About the history of the United States in 1835, the invention of the Bowie knife, the only time the U.S. had no debt, Garrison is almost lynched and Jackson is almost assassinated.

1835

--Sign of the times: Growth of the temperance movement was signaled by an address by the Rev. Charles Giles in which he thundered that "500,000 drunkards are now living in our blessed America, all moving onward to the dreadful verge. What a scene of immolation!"

--Down in Texas, Col. James Bowie invented the famed "bowie knife." Legend has it variously that he got the idea from Mexicans who had been using it; that in a battle with a Mexican, his sword broke off some 20" from the hilt; and that he made it out of a file. In any case, it was shorter than a regular sword, which made for easier handling, but longer than a knife. The "bowie knife" had but a single edge and a curved point. Bowie knives were also called "Arkansas toothpicks."

--Almost 30,000 spectators were drawn to a footrace at Union Course, Long Island. A $1,000 prize was offered to any who could run the 10-mi. course in less than an hour.
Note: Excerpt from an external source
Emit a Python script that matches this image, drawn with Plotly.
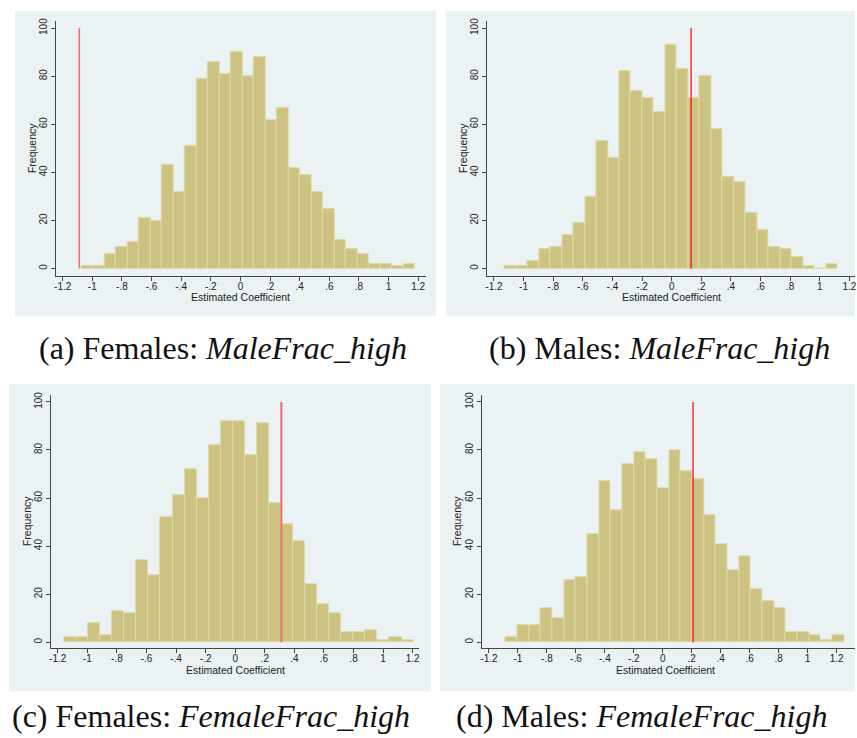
import plotly.graph_objects as go

W, H = 857, 738

# ---------------- data ----------------
counts_a = [1, 1, 6, 9, 11, 21, 20, 43, 32, 51, 79, 86, 81, 90, 80, 88, 62, 67, 42, 39,
            32, 25, 12, 8, 6, 2, 2, 1, 2]
counts_b = [1, 1, 3, 8, 9, 14, 19, 30, 53, 46, 82, 74, 71, 65, 93, 83, 71, 80, 58, 38,
            36, 23, 16, 9, 8, 5, 1, 0, 2]
counts_c = [2, 2, 8, 3, 13, 12, 34, 28, 52, 61, 72, 60, 82, 92, 92, 78, 91, 58, 49, 42,
            24, 16, 12, 4, 4, 5, 1, 2, 1]
counts_d = [2, 7, 7, 14, 10, 26, 27, 45, 67, 55, 74, 79, 76, 64, 80, 71, 68, 53, 41, 30,
            36, 22, 17, 14, 4, 4, 3, 1, 3]

bin_start = {"a": -1.072, "b": -1.128, "c": -1.157, "d": -1.085}
bin_width = {"a": 0.0776, "b": 0.0775, "c": 0.0815, "d": 0.0806}
true_value = {"a": -1.088, "b": 0.131, "c": 0.312, "d": 0.209}

x_tickvals = [-1.2, -1.0, -0.8, -0.6, -0.4, -0.2, 0.0, 0.2, 0.4, 0.6, 0.8, 1.0, 1.2]
x_ticktext = ["-1.2", "-1", "-.8", "-.6", "-.4", "-.2", "0", ".2", ".4", ".6", ".8", "1", "1.2"]
y_tickvals = [0, 20, 40, 60, 80, 100]
y_ticktext = ["0", "20", "40", "60", "80", "100"]

captions = {
    "a": "(a) Females: <i>MaleFrac_high</i>",
    "b": "(b) Males: <i>MaleFrac_high</i>",
    "c": "(c) Females: <i>FemaleFrac_high</i>",
    "d": "(d) Males: <i>FemaleFrac_high</i>",
}
x_title = "Estimated Coefficient"
y_title = "Frequency"

# ---------------- layout geometry (pixels) ----------------
panels = {
    "a": dict(bg=(13, 7, 436, 314), plot=(54, 17, 426, 273), xr=(-1.247, 1.253), yr=(-2.9, 103.0),
              ytitle=(30, 145), xtitle=(240, 295), cap=(222, 346),
              line_color="rgb(242,112,112)", line_w=1.6),
    "b": dict(bg=(446, 7, 857, 314), plot=(487.7, 17, 857, 273), xr=(-1.244, 1.2375), yr=(-2.9, 103.0),
              ytitle=(463, 145), xtitle=(673, 295), cap=(661, 346),
              line_color="rgb(255,0,0)", line_w=1.2),
    "c": dict(bg=(7, 382, 431, 691), plot=(49.3, 393.3, 419.3, 647.7), xr=(-1.245, 1.245), yr=(-2.48, 102.8),
              ytitle=(25, 520), xtitle=(235, 670), cap=(210, 716),
              line_color="rgb(240,105,105)", line_w=2.0),
    "d": dict(bg=(440, 382, 857, 691), plot=(482.7, 393.3, 857, 647.7), xr=(-1.245, 1.327), yr=(-2.48, 102.8),
              ytitle=(457, 520), xtitle=(667, 670), cap=(642, 716),
              line_color="rgb(255,0,0)", line_w=1.2),
}

counts = {"a": counts_a, "b": counts_b, "c": counts_c, "d": counts_d}

BAR_FILL = "rgb(204,195,130)"
BAR_EDGE = "rgb(224,218,168)"
AXIS_COL = "#444444"
GRID_COL = "#ECF2F3"
BG_COL = "#EAF2F3"
SANS = "Liberation Sans, Arial, sans-serif"
SERIF = "Liberation Serif, Times New Roman, serif"


def fx(px):
    return px / W


def fy(py):
    return 1 - py / H


fig = go.Figure()
shapes = []
annotations = []

for i, key in enumerate(["a", "b", "c", "d"]):
    p = panels[key]
    n = i + 1
    xa = "x" if n == 1 else f"x{n}"
    ya = "y" if n == 1 else f"y{n}"
    cnt = counts[key]
    w = bin_width[key]
    centers = [bin_start[key] + (k + 0.5) * w for k in range(len(cnt))]
    fig.add_trace(go.Bar(
        x=centers, y=cnt, width=w, xaxis=xa, yaxis=ya,
        marker=dict(color=BAR_FILL, line=dict(color=BAR_EDGE, width=1)),
        showlegend=False, hoverinfo="x+y",
    ))
    tv = true_value[key]
    fig.add_trace(go.Scatter(
        x=[tv, tv], y=[0, 100], mode="lines", xaxis=xa, yaxis=ya,
        line=dict(color=p["line_color"], width=p["line_w"]),
        showlegend=False, hoverinfo="skip",
    ))

    x0, y0, x1, y1 = p["plot"]
    axis_common = dict(
        showline=True, linecolor=AXIS_COL, linewidth=1, mirror=False,
        ticks="outside", ticklen=4, tickwidth=1, tickcolor=AXIS_COL,
        tickfont=dict(family=SANS, size=10, color="#222222"),
        zeroline=False, fixedrange=True, ticklabeloverflow="allow",
    )
    fig.update_layout(**{
        ("xaxis" if n == 1 else f"xaxis{n}"): dict(
            domain=[fx(x0), min(1.0, fx(x1))], anchor=ya, range=list(p["xr"]),
            tickmode="array", tickvals=x_tickvals, ticktext=x_ticktext,
            ticklabelstandoff=-3,
            showgrid=False, **axis_common),
        ("yaxis" if n == 1 else f"yaxis{n}"): dict(
            domain=[fy(y1), fy(y0)], anchor=xa, range=list(p["yr"]),
            tickmode="array", tickvals=y_tickvals, ticktext=y_ticktext, tickangle=-90,
            showgrid=True, gridcolor=GRID_COL, gridwidth=1, **axis_common),
    })

    bx0, by0, bx1, by1 = p["bg"]
    shapes.append(dict(type="rect", xref="paper", yref="paper", layer="below",
                       x0=fx(bx0), x1=fx(bx1), y0=fy(by1), y1=fy(by0),
                       fillcolor=BG_COL, line=dict(width=0)))

    annotations.append(dict(text=y_title, xref="paper", yref="paper",
                            x=fx(p["ytitle"][0]), y=fy(p["ytitle"][1]), textangle=-90,
                            showarrow=False, xanchor="center", yanchor="middle",
                            font=dict(family=SANS, size=10.5, color="#222222")))
    annotations.append(dict(text=x_title, xref="paper", yref="paper",
                            x=fx(p["xtitle"][0]), y=fy(p["xtitle"][1]),
                            showarrow=False, xanchor="center", yanchor="middle",
                            font=dict(family=SANS, size=10.5, color="#222222")))
    annotations.append(dict(text=captions[key], xref="paper", yref="paper",
                            x=fx(p["cap"][0]), y=fy(p["cap"][1]),
                            showarrow=False, xanchor="center", yanchor="middle",
                            font=dict(family=SERIF, size=32, color="#111111")))

fig.update_layout(
    width=W, height=H, margin=dict(l=0, r=0, t=0, b=0, pad=0),
    paper_bgcolor="white", plot_bgcolor="white",
    bargap=0, shapes=shapes, annotations=annotations, showlegend=False,
)

fig.write_html("out.html",
               config={"displayModeBar": False},
               post_script="document.body.style.margin='0';document.body.style.padding='0';"
                           "document.documentElement.style.overflow='hidden';")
Henry Stannard was the winner, covering the 1st and last miles in 5:36 and 5:54, and the entire course in 59:44.

--One of the largest protests in the history of the young nation took place when 27,000 people gathered in New York City's Hall Park to demonstrate against the conviction of 25 union tailors on a charge of "conspiracy."

Jan. It was the only time in our history that the U.S. was free from debt. And President Jackson commented: "Let us commemorate the payment of the public debt as an event that gives us increased power as a nation and reflects luster on our Federal Union." The national debt in 1976 was estimated to be 605 billion, 900 million dollars.

Jan. 30 First attempt on the life of a U.S. President occurred. President Jackson was fired on twice by Richard Lawrence, who brandished a pair of dueling pistols while attending the funeral of Warren Ransom Davis. Both pistols misfired. Lawrence was later judged to be insane.

July 8 The Liberty Bell cracked as it tolled the death of Chief Justice John Marshall.

Oct. 21 William Lloyd Garrison, abolitionist editor of the Liberator, was mobbed and almost lynched by some 200 Boston proslavers who were enraged by his speech claiming "that all men are created equal. . . ." For his own safety, he was lodged in the Leverett Street Jail for the night.

Nov. 23 Henry Burden of Troy, N.Y., developed the 1st machine for manufacturing horseshoes, later making nearly all the horseshoes used by the Union cavalry during the Civil War.